SEYMOUR, Ind. — Jennings County Prosecutor Brian Belding concluded that a deputy was justified in fatally shooting Devin C. Lark on Feb. 3 after a struggle over a handgun put the K-9 handler’s life in jeopardy.
According to findings released by the prosecutor, Jennings County Sheriff’s deputies were on the hunt for Devin C. Lark after he left the courtroom on Jan. 30 prior to being found guilty to multiple felony counts of burglary and theft along with misdemeanor battery.
A warrant was issued on Feb. 2 for Lark’s arrest.
On Feb. 3, deputies activated a SWAT team in order to apprehend Lark after receiving a tip of his location in Seymour. Lark was said to be in possession of a firearm, according to the tip, and said he was “not going to go down without a fight.”
Multiple police vehicles, a K-9 unit and an armored vehicle carrying SWAT members descended upon the home located on County Road West 175 North, according to the prosecutor’s findings. As police arrived, Lark was spotted running for the back of the property.
The K-9 handler and his K-9 partner gave chase to Lark. The K-9 can reportedly be seen in bodycam footage biting Lark in his arm and dragging him to the ground.
“Show me your f****** hands!” the deputy reportedly said.
But Lark can be seen holding a handgun in his right hand, according to the findings.
The prosecutor said bodycam footage shows the deputy struggling to remove the gun from Lark’s hand.

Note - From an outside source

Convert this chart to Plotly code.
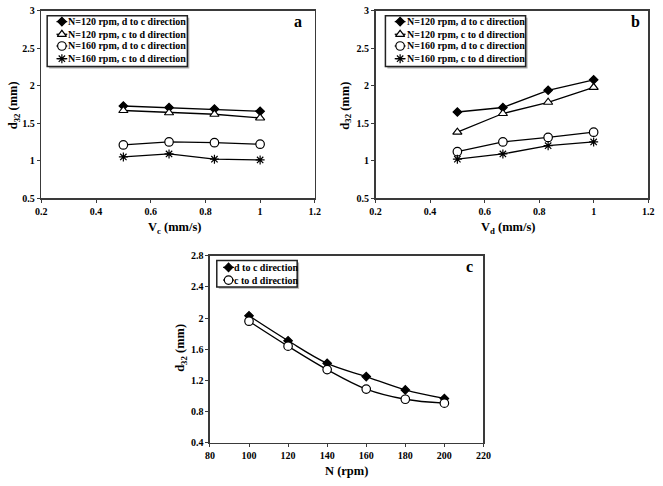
import plotly.graph_objects as go

# ---------------- data ----------------
vc = [0.5, 0.667, 0.833, 1.0]
a_n120_dc = [1.73, 1.71, 1.69, 1.66]
a_n120_cd = [1.67, 1.64, 1.62, 1.57]
a_n160_dc = [1.21, 1.25, 1.24, 1.22]
a_n160_cd = [1.05, 1.09, 1.02, 1.01]

vd = [0.5, 0.667, 0.833, 1.0]
b_n120_dc = [1.65, 1.71, 1.94, 2.08]
b_n120_cd = [1.38, 1.63, 1.78, 1.98]
b_n160_dc = [1.12, 1.25, 1.31, 1.38]
b_n160_cd = [1.02, 1.09, 1.20, 1.25]

n_rpm = [100, 120, 140, 160, 180, 200]
c_dc = [2.03, 1.71, 1.42, 1.25, 1.08, 0.97]
c_cd = [1.96, 1.64, 1.34, 1.09, 0.96, 0.91]

names4 = ["N=120 rpm, d to c direction", "N=120 rpm, c to d direction",
          "N=160 rpm, d to c direction", "N=160 rpm, c to d direction"]
names2 = ["d to c direction", "c to d direction"]

# ---------------- style ----------------
W, H = 663, 486
FONT = "Liberation Serif, Times New Roman, serif"
symbols4 = ["diamond", "triangle-up", "circle", "asterisk-open"]
symbols2 = ["diamond", "circle"]
MSIZE = {"diamond": 6.5, "triangle-up": 8, "circle": 8.5, "asterisk-open": 7.5}
MFILL = {"diamond": "black", "triangle-up": "white", "circle": "white", "asterisk-open": "black"}
AXC = "#3a3a3a"


def px_x(p):
    return p / W


def px_y(p):
    return 1 - p / H


fig = go.Figure()


def marker(sym):
    return dict(symbol=sym, size=MSIZE[sym], color=MFILL[sym],
                line=dict(color="black", width=1.2))


def add_series(xs, ys, name, sym, xa, ya, shape="linear"):
    fig.add_trace(go.Scatter(
        x=xs, y=ys, name=name, mode="lines+markers", showlegend=False,
        line=dict(color="black", width=1.3, shape=shape),
        marker=marker(sym), xaxis=xa, yaxis=ya,
    ))


for ys, nm, sym in zip([a_n120_dc, a_n120_cd, a_n160_dc, a_n160_cd], names4, symbols4):
    add_series(vc, ys, nm, sym, "x", "y")
for ys, nm, sym in zip([b_n120_dc, b_n120_cd, b_n160_dc, b_n160_cd], names4, symbols4):
    add_series(vd, ys, nm, sym, "x2", "y2")
for ys, nm, sym in zip([c_dc, c_cd], names2, symbols2):
    add_series(n_rpm, ys, nm, sym, "x3", "y3", shape="spline")

tickfont = dict(family=FONT, size=10, color="black", weight="bold")
titlefont = dict(family=FONT, size=12.5, color="black", weight="bold")


def axis_common(dom, rng, dt, anchor):
    return dict(domain=dom, range=rng, dtick=dt, tick0=rng[0], anchor=anchor,
                showgrid=False, zeroline=False, showline=True, linecolor=AXC,
                linewidth=1.5, mirror=True, ticks="outside", ticklen=3,
                tickwidth=1, tickcolor=AXC, tickfont=tickfont, fixedrange=True)


ya_dom = [px_y(197), px_y(5)]
yc_dom = [px_y(448), px_y(256)]

shapes = []
annotations = []

# ---- hand-drawn legends (box, sample, label) ----
legends = [
    (42, 185, 10, 62, 57, 62.5, [16, 29, 41, 54], names4, symbols4),
    (387, 530, 10, 62, 402, 407.5, [16, 29, 41, 54], names4, symbols4),
    (215, 297, 261, 288, 227, 232, [268, 281], names2, symbols2),
]
for (bx0, bx1, by0, by1, cx, tx, rows, nms, syms) in legends:
    shapes.append(dict(type="rect", xref="paper", yref="paper", layer="below",
                       x0=px_x(bx0 + 2), x1=px_x(bx1 + 2), y0=px_y(by1 + 2), y1=px_y(by0 + 2),
                       line=dict(width=0), fillcolor="#b0b0b0"))
    shapes.append(dict(type="rect", xref="paper", yref="paper", layer="below",
                       x0=px_x(bx0), x1=px_x(bx1), y0=px_y(by1), y1=px_y(by0),
                       line=dict(color="#222222", width=1.5), fillcolor="white"))
    for ry, nm, sym in zip(rows, nms, syms):
        fig.add_trace(go.Scatter(
            x=[cx - 5.5, cx + 5.5], y=[ry, ry], mode="lines", showlegend=False,
            line=dict(color="black", width=1.3), xaxis="x4", yaxis="y4", hoverinfo="skip"))
        fig.add_trace(go.Scatter(
            x=[cx], y=[ry], mode="markers", showlegend=False, marker=marker(sym),
            xaxis="x4", yaxis="y4", hoverinfo="skip"))
        annotations.append(dict(text=nm, x=px_x(tx), y=px_y(ry), xref="paper", yref="paper",
                                xanchor="left", yanchor="middle", showarrow=False,
                                borderpad=0, font=dict(family=FONT, size=10, color="black",
                                                       weight="bold")))

# ---- axis titles ----
axis_titles = [
    ("d<sub>32</sub> (mm)", 9, 102, -90),
    ("V<sub>c</sub> (mm/s)", 172, 228, 0),
    ("d<sub>32</sub> (mm)", 347, 102, -90),
    ("V<sub>d</sub> (mm/s)", 513, 228, 0),
    ("d<sub>32</sub> (mm)", 179, 350, -90),
    ("N (rpm)", 347, 477, 0),
]
for txt, x, y, ang in axis_titles:
    annotations.append(dict(text=txt, x=px_x(x), y=px_y(y), xref="paper", yref="paper",
                            xanchor="center", yanchor="middle", showarrow=False,
                            textangle=ang, font=titlefont))

# ---- panel letters ----
for letter, x, y in [("a", 298, 16), ("b", 642, 16), ("c", 473, 267)]:
    annotations.append(dict(text=letter, x=px_x(x), y=px_y(y), xref="paper", yref="paper",
                            xanchor="center", yanchor="middle", showarrow=False,
                            font=dict(family=FONT, size=16, color="black", weight="bold")))

fig.update_layout(
    width=W, height=H,
    margin=dict(l=0, r=0, t=0, b=0),
    paper_bgcolor="white", plot_bgcolor="rgba(0,0,0,0)",
    showlegend=False,
    xaxis=axis_common([px_x(36), px_x(315)], [0.2, 1.2], 0.2, "y"),
    yaxis=axis_common(ya_dom, [0.5, 3.0], 0.5, "x"),
    xaxis2=axis_common([px_x(377), px_x(655)], [0.2, 1.2], 0.2, "y2"),
    yaxis2=axis_common(ya_dom, [0.5, 3.0], 0.5, "x2"),
    xaxis3=axis_common([px_x(208), px_x(487)], [80, 220], 20, "y3"),
    yaxis3=axis_common(yc_dom, [0.4, 2.8], 0.4, "x3"),
    xaxis4=dict(domain=[0, 1], range=[0, W], visible=False, anchor="y4", fixedrange=True),
    yaxis4=dict(domain=[0, 1], range=[H, 0], visible=False, anchor="x4", fixedrange=True),
    shapes=shapes,
    annotations=annotations,
)

fig.write_html(
    "out.html",
    config={"displayModeBar": False, "staticPlot": True},
    post_script="document.body.style.margin='0';document.body.style.overflow='hidden';",
)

The deputy can be heard warning Lark, “I’m going to f****** kill you.”
Lark is said to have responded with, “kill me, kill me.”
According to the deputy’s statement during the investigation, he could “feel Mr. Lark attempting to turn the gun towards me” during the brief struggle for the firearm.
The deputy then disengages and fires one shot into Lark’s chest. After fatally shooting Lark, the deputy removes the firearm from Lark’s person and tosses it away.
According to the prosecutor’s findings, only 21 seconds elapsed from when the deputy exited his patrol vehicle with his K-9 until he shot Lark.
“Had (the deputy) hesitated in his decision, he would have put himself in danger of serious bodily injury or death,” Prosecutor Brian Belding concluded.
In his final judgment, Belding said the deputy was ultimately justified in using deadly force due to not just fear for his own life, but fear of the life of his K-9 and other officers in the area.
“It is easy for a person to second-guess or say they would have done something different in this situation when they were not directly involved,” Belding said in his judgment. “You have to put yourself in the shoes of the law enforcement officer with the information they have at the time to make split-second decisions as to life and death.”
In autopsy findings, Lark was found to have numerous substances in his system including meth and fentanyl.